Collected data
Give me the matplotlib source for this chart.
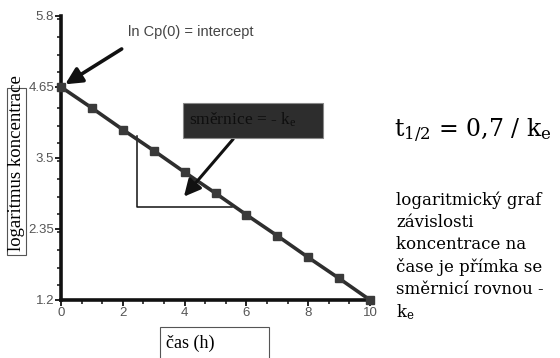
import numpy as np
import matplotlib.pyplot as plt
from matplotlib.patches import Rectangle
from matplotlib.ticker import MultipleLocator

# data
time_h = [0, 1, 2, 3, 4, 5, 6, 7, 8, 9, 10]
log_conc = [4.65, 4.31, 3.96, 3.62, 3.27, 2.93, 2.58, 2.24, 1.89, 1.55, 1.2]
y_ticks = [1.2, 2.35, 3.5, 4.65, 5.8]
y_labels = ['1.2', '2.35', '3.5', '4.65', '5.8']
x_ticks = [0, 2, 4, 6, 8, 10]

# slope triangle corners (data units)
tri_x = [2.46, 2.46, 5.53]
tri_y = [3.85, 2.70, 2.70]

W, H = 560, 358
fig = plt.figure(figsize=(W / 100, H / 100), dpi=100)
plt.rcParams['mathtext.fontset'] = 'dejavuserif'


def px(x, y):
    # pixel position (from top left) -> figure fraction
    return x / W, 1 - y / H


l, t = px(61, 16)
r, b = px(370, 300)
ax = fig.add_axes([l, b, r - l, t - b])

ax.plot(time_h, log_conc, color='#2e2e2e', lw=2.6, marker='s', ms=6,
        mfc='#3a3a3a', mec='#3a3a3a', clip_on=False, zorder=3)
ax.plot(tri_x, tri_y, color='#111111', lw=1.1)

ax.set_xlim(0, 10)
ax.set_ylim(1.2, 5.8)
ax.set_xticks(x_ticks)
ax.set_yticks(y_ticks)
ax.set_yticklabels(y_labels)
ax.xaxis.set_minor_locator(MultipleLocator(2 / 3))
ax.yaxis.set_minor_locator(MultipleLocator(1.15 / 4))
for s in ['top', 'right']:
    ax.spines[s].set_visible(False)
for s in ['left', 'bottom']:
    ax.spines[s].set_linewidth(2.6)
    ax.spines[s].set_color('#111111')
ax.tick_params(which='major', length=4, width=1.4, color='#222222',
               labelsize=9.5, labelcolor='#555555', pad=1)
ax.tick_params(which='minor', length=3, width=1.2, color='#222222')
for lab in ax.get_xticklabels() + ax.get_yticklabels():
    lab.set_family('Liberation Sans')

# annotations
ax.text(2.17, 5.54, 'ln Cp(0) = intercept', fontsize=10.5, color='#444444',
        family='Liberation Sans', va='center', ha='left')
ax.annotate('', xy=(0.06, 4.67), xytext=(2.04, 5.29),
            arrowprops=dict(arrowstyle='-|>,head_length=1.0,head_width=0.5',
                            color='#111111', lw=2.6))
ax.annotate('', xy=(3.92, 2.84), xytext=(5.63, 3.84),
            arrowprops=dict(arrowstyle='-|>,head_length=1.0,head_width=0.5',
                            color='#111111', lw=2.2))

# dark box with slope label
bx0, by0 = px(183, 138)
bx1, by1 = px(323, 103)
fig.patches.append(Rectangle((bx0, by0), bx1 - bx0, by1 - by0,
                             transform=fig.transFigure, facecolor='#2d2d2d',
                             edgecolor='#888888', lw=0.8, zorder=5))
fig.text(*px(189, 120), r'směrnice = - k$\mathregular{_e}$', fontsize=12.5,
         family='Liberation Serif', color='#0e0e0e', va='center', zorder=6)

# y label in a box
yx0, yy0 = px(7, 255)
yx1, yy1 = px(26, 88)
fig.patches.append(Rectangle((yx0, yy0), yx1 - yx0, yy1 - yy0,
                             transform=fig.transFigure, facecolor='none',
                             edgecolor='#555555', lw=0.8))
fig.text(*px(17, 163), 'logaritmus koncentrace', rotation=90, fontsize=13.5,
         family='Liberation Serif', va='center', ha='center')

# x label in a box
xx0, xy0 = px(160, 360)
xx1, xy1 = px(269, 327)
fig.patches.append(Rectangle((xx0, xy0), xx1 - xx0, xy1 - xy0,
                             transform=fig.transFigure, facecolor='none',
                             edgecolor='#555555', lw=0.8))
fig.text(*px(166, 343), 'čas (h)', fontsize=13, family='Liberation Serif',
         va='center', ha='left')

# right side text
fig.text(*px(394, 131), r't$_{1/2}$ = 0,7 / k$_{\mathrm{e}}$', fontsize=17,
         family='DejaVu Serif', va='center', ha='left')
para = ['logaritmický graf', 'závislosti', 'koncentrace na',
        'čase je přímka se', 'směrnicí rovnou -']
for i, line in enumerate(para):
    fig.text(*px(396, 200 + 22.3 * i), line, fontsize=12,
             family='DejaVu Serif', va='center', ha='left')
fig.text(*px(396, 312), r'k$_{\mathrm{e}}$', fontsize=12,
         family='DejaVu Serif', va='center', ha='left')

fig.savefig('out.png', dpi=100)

To do
Reproduce the listing above exactly, excluding all pictures.

Full output
Give me the matplotlib source for this chart.
import numpy as np
import matplotlib.pyplot as plt
from matplotlib.patches import Rectangle
from matplotlib.ticker import MultipleLocator

# data
time_h = [0, 1, 2, 3, 4, 5, 6, 7, 8, 9, 10]
log_conc = [4.65, 4.31, 3.96, 3.62, 3.27, 2.93, 2.58, 2.24, 1.89, 1.55, 1.2]
y_ticks = [1.2, 2.35, 3.5, 4.65, 5.8]
y_labels = ['1.2', '2.35', '3.5', '4.65', '5.8']
x_ticks = [0, 2, 4, 6, 8, 10]

# slope triangle corners (data units)
tri_x = [2.46, 2.46, 5.53]
tri_y = [3.85, 2.70, 2.70]

W, H = 560, 358
fig = plt.figure(figsize=(W / 100, H / 100), dpi=100)
plt.rcParams['mathtext.fontset'] = 'dejavuserif'


def px(x, y):
    # pixel position (from top left) -> figure fraction
    return x / W, 1 - y / H


l, t = px(61, 16)
r, b = px(370, 300)
ax = fig.add_axes([l, b, r - l, t - b])

ax.plot(time_h, log_conc, color='#2e2e2e', lw=2.6, marker='s', ms=6,
        mfc='#3a3a3a', mec='#3a3a3a', clip_on=False, zorder=3)
ax.plot(tri_x, tri_y, color='#111111', lw=1.1)

ax.set_xlim(0, 10)
ax.set_ylim(1.2, 5.8)
ax.set_xticks(x_ticks)
ax.set_yticks(y_ticks)
ax.set_yticklabels(y_labels)
ax.xaxis.set_minor_locator(MultipleLocator(2 / 3))
ax.yaxis.set_minor_locator(MultipleLocator(1.15 / 4))
for s in ['top', 'right']:
    ax.spines[s].set_visible(False)
for s in ['left', 'bottom']:
    ax.spines[s].set_linewidth(2.6)
    ax.spines[s].set_color('#111111')
ax.tick_params(which='major', length=4, width=1.4, color='#222222',
               labelsize=9.5, labelcolor='#555555', pad=1)
ax.tick_params(which='minor', length=3, width=1.2, color='#222222')
for lab in ax.get_xticklabels() + ax.get_yticklabels():
    lab.set_family('Liberation Sans')

# annotations
ax.text(2.17, 5.54, 'ln Cp(0) = intercept', fontsize=10.5, color='#444444',
        family='Liberation Sans', va='center', ha='left')
ax.annotate('', xy=(0.06, 4.67), xytext=(2.04, 5.29),
            arrowprops=dict(arrowstyle='-|>,head_length=1.0,head_width=0.5',
                            color='#111111', lw=2.6))
ax.annotate('', xy=(3.92, 2.84), xytext=(5.63, 3.84),
            arrowprops=dict(arrowstyle='-|>,head_length=1.0,head_width=0.5',
                            color='#111111', lw=2.2))

# dark box with slope label
bx0, by0 = px(183, 138)
bx1, by1 = px(323, 103)
fig.patches.append(Rectangle((bx0, by0), bx1 - bx0, by1 - by0,
                             transform=fig.transFigure, facecolor='#2d2d2d',
                             edgecolor='#888888', lw=0.8, zorder=5))
fig.text(*px(189, 120), r'směrnice = - k$\mathregular{_e}$', fontsize=12.5,
         family='Liberation Serif', color='#0e0e0e', va='center', zorder=6)

# y label in a box
yx0, yy0 = px(7, 255)
yx1, yy1 = px(26, 88)
fig.patches.append(Rectangle((yx0, yy0), yx1 - yx0, yy1 - yy0,
                             transform=fig.transFigure, facecolor='none',
                             edgecolor='#555555', lw=0.8))
fig.text(*px(17, 163), 'logaritmus koncentrace', rotation=90, fontsize=13.5,
         family='Liberation Serif', va='center', ha='center')

# x label in a box
xx0, xy0 = px(160, 360)
xx1, xy1 = px(269, 327)
fig.patches.append(Rectangle((xx0, xy0), xx1 - xx0, xy1 - xy0,
                             transform=fig.transFigure, facecolor='none',
                             edgecolor='#555555', lw=0.8))
fig.text(*px(166, 343), 'čas (h)', fontsize=13, family='Liberation Serif',
         va='center', ha='left')

# right side text
fig.text(*px(394, 131), r't$_{1/2}$ = 0,7 / k$_{\mathrm{e}}$', fontsize=17,
         family='DejaVu Serif', va='center', ha='left')
para = ['logaritmický graf', 'závislosti', 'koncentrace na',
        'čase je přímka se', 'směrnicí rovnou -']
for i, line in enumerate(para):
    fig.text(*px(396, 200 + 22.3 * i), line, fontsize=12,
             family='DejaVu Serif', va='center', ha='left')
fig.text(*px(396, 312), r'k$_{\mathrm{e}}$', fontsize=12,
         family='DejaVu Serif', va='center', ha='left')

fig.savefig('out.png', dpi=100)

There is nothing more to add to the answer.